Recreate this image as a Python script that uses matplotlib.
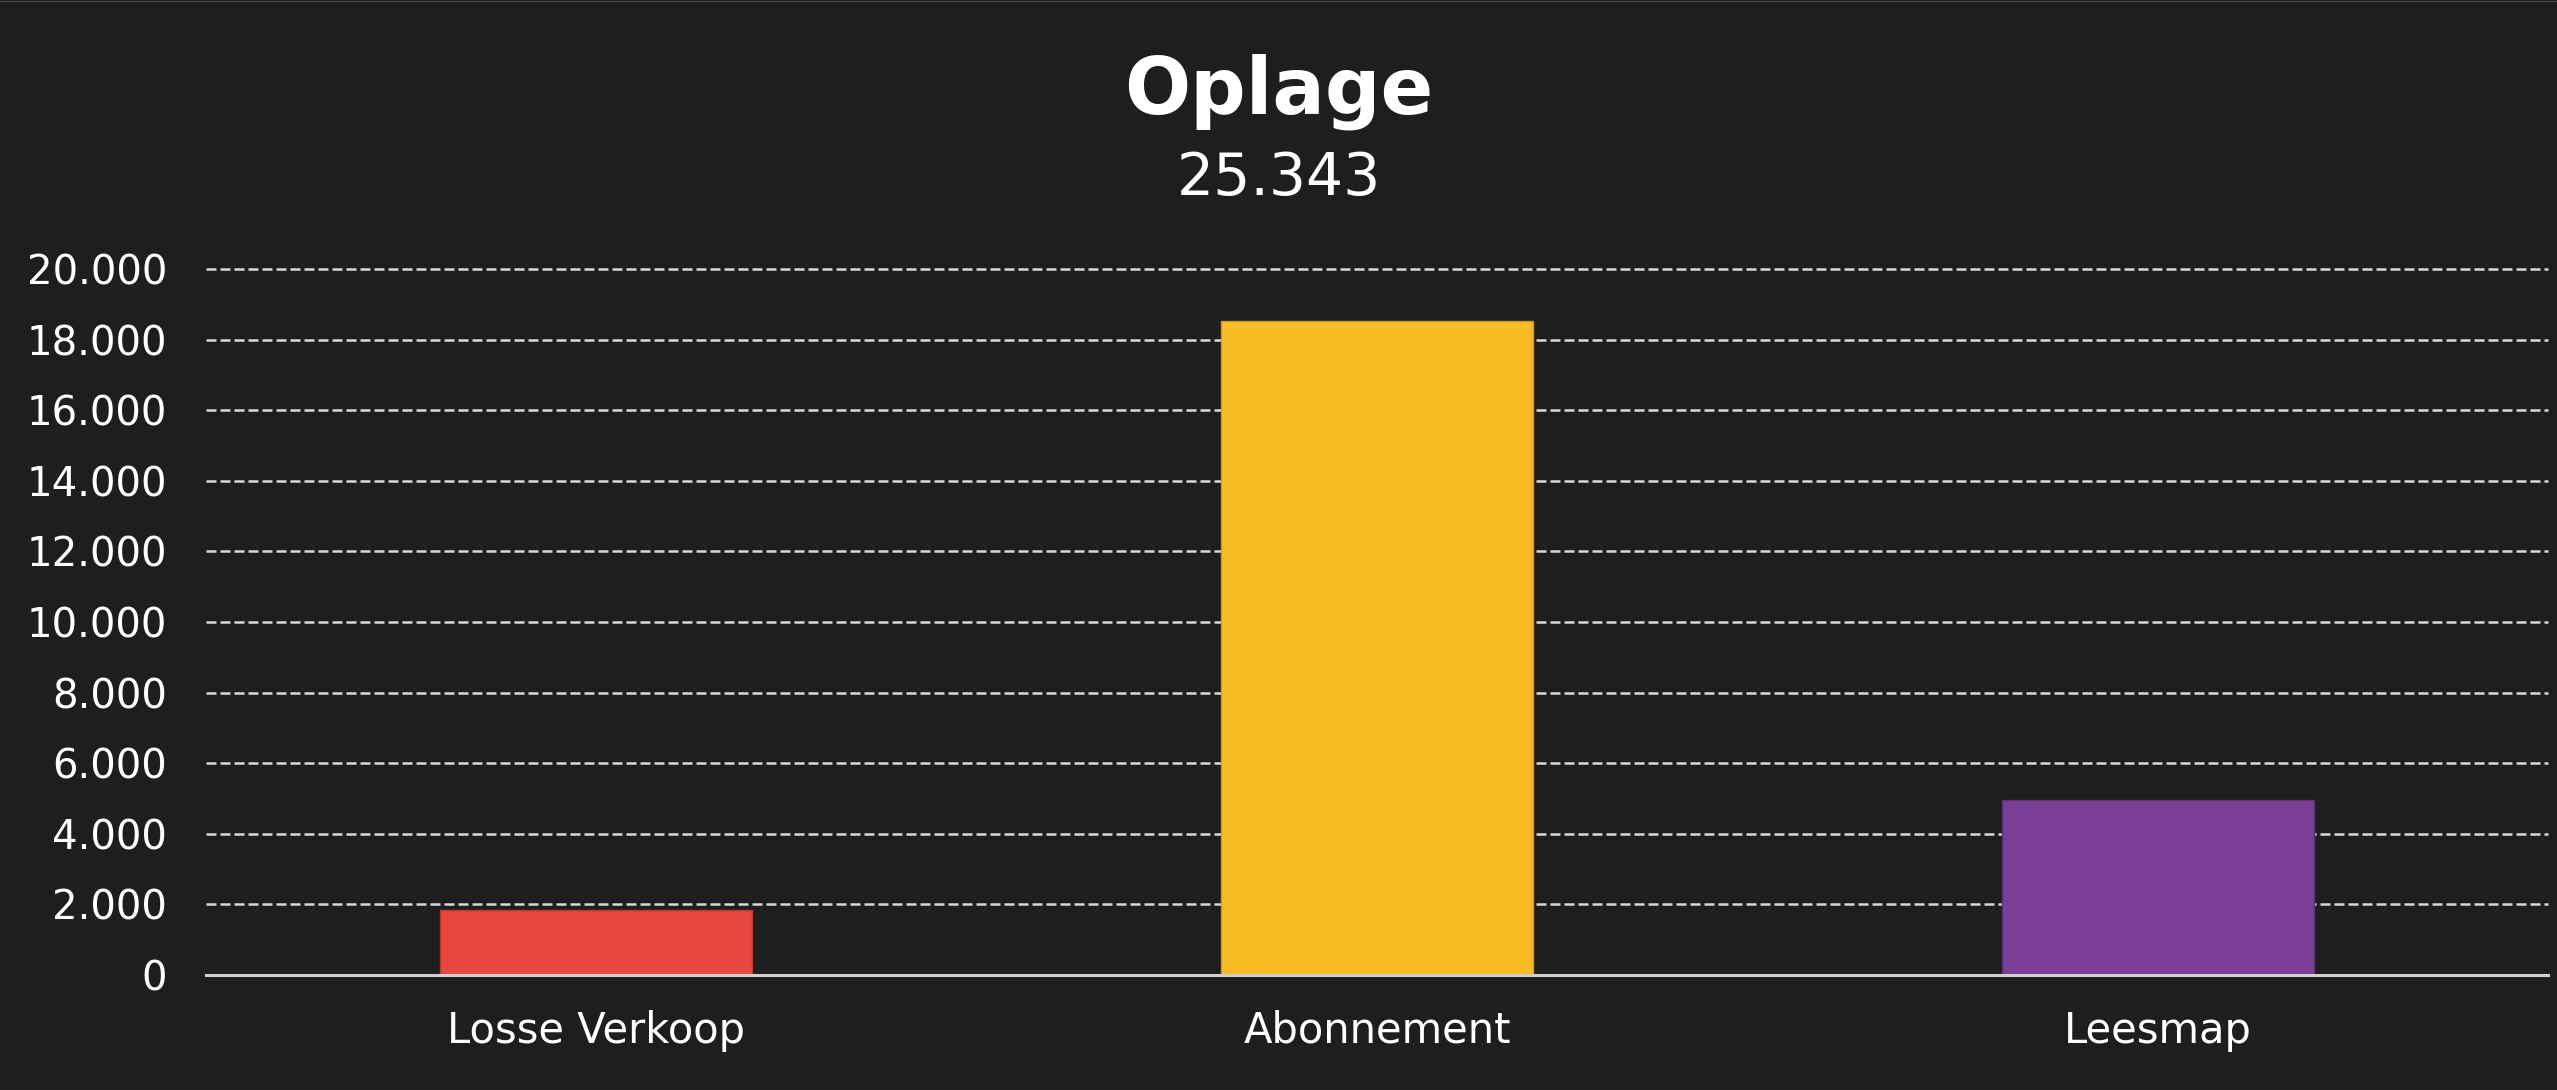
import matplotlib
matplotlib.use("Agg")
import matplotlib.pyplot as plt
from matplotlib.ticker import FuncFormatter
from matplotlib.lines import Line2D

categories = ["Losse Verkoop", "Abonnement", "Leesmap"]
values = [1835, 18540, 4968]
colors = ["#E8463E", "#FABC25", "#7B3E96"]
edge_colors = ["#B83832", "#C99A1E", "#5E2F73"]
title = "Oplage"
subtitle = "25.343"
yticks = [0, 2000, 4000, 6000, 8000, 10000, 12000, 14000, 16000, 18000, 20000]

BG = "#1E1E1E"
FG = "#FFFFFF"

plt.rcParams['font.family'] = ['DejaVu Sans']

fig = plt.figure(figsize=(25.57, 10.90), dpi=100, facecolor=BG)
ax = fig.add_axes([206/2557, 115/1090, (2548-206)/2557, (975-269)/1090])
ax.set_facecolor(BG)

x = list(range(len(categories)))
ax.bar(x, values, width=0.4, color=colors, edgecolor=edge_colors, linewidth=1.0, zorder=3)

ax.set_xlim(-0.5, len(categories) - 0.5)
ax.set_ylim(0, 20000)
ax.set_yticks(yticks)
ax.yaxis.set_major_formatter(FuncFormatter(lambda v, p: f"{int(v):,}".replace(",", ".")))
ax.set_xticks(x)
ax.set_xticklabels(categories)

ax.tick_params(axis='y', length=0, pad=28, labelsize=29, labelcolor=FG)
ax.tick_params(axis='x', length=0, pad=25, labelsize=30, labelcolor=FG)

for s in ["top", "right", "left"]:
    ax.spines[s].set_visible(False)
ax.spines["bottom"].set_color("#CFCFCF")
ax.spines["bottom"].set_linewidth(2.2)
ax.spines["bottom"].set_zorder(4)

for yv in yticks[1:]:
    ax.axhline(yv, color="#D8D8D8", linewidth=1.8, linestyle=(0, (4, 1.6)),
               zorder=1, clip_on=False)

fig.text(0.5, 1 - 92/1090, title, ha="center", va="center", fontsize=56,
         fontweight="bold", color=FG)
fig.text(0.5, 1 - 179/1090, subtitle, ha="center", va="center", fontsize=42,
         fontweight="normal", color=FG)

# thin frame lines at figure top/bottom
fig.add_artist(Line2D([0, 1], [1 - 0.5/1090, 1 - 0.5/1090], transform=fig.transFigure,
                      color="#4A4A4A", linewidth=0.8))
fig.add_artist(Line2D([0, 1], [0.5/1090, 0.5/1090], transform=fig.transFigure,
                      color="#BBBBBB", linewidth=0.8))

fig.savefig("out.png", dpi=100, facecolor=BG)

● ● ● ● ● ● ●

▸ **EXERCISE**
Set down all the data again exactly as above, pictures excluded.

▸ **ANSWER FOR THIS EXERCISE**
Recreate this image as a Python script that uses matplotlib.
import matplotlib
matplotlib.use("Agg")
import matplotlib.pyplot as plt
from matplotlib.ticker import FuncFormatter
from matplotlib.lines import Line2D

categories = ["Losse Verkoop", "Abonnement", "Leesmap"]
values = [1835, 18540, 4968]
colors = ["#E8463E", "#FABC25", "#7B3E96"]
edge_colors = ["#B83832", "#C99A1E", "#5E2F73"]
title = "Oplage"
subtitle = "25.343"
yticks = [0, 2000, 4000, 6000, 8000, 10000, 12000, 14000, 16000, 18000, 20000]

BG = "#1E1E1E"
FG = "#FFFFFF"

plt.rcParams['font.family'] = ['DejaVu Sans']

fig = plt.figure(figsize=(25.57, 10.90), dpi=100, facecolor=BG)
ax = fig.add_axes([206/2557, 115/1090, (2548-206)/2557, (975-269)/1090])
ax.set_facecolor(BG)

x = list(range(len(categories)))
ax.bar(x, values, width=0.4, color=colors, edgecolor=edge_colors, linewidth=1.0, zorder=3)

ax.set_xlim(-0.5, len(categories) - 0.5)
ax.set_ylim(0, 20000)
ax.set_yticks(yticks)
ax.yaxis.set_major_formatter(FuncFormatter(lambda v, p: f"{int(v):,}".replace(",", ".")))
ax.set_xticks(x)
ax.set_xticklabels(categories)

ax.tick_params(axis='y', length=0, pad=28, labelsize=29, labelcolor=FG)
ax.tick_params(axis='x', length=0, pad=25, labelsize=30, labelcolor=FG)

for s in ["top", "right", "left"]:
    ax.spines[s].set_visible(False)
ax.spines["bottom"].set_color("#CFCFCF")
ax.spines["bottom"].set_linewidth(2.2)
ax.spines["bottom"].set_zorder(4)

for yv in yticks[1:]:
    ax.axhline(yv, color="#D8D8D8", linewidth=1.8, linestyle=(0, (4, 1.6)),
               zorder=1, clip_on=False)

fig.text(0.5, 1 - 92/1090, title, ha="center", va="center", fontsize=56,
         fontweight="bold", color=FG)
fig.text(0.5, 1 - 179/1090, subtitle, ha="center", va="center", fontsize=42,
         fontweight="normal", color=FG)

# thin frame lines at figure top/bottom
fig.add_artist(Line2D([0, 1], [1 - 0.5/1090, 1 - 0.5/1090], transform=fig.transFigure,
                      color="#4A4A4A", linewidth=0.8))
fig.add_artist(Line2D([0, 1], [0.5/1090, 0.5/1090], transform=fig.transFigure,
                      color="#BBBBBB", linewidth=0.8))

fig.savefig("out.png", dpi=100, facecolor=BG)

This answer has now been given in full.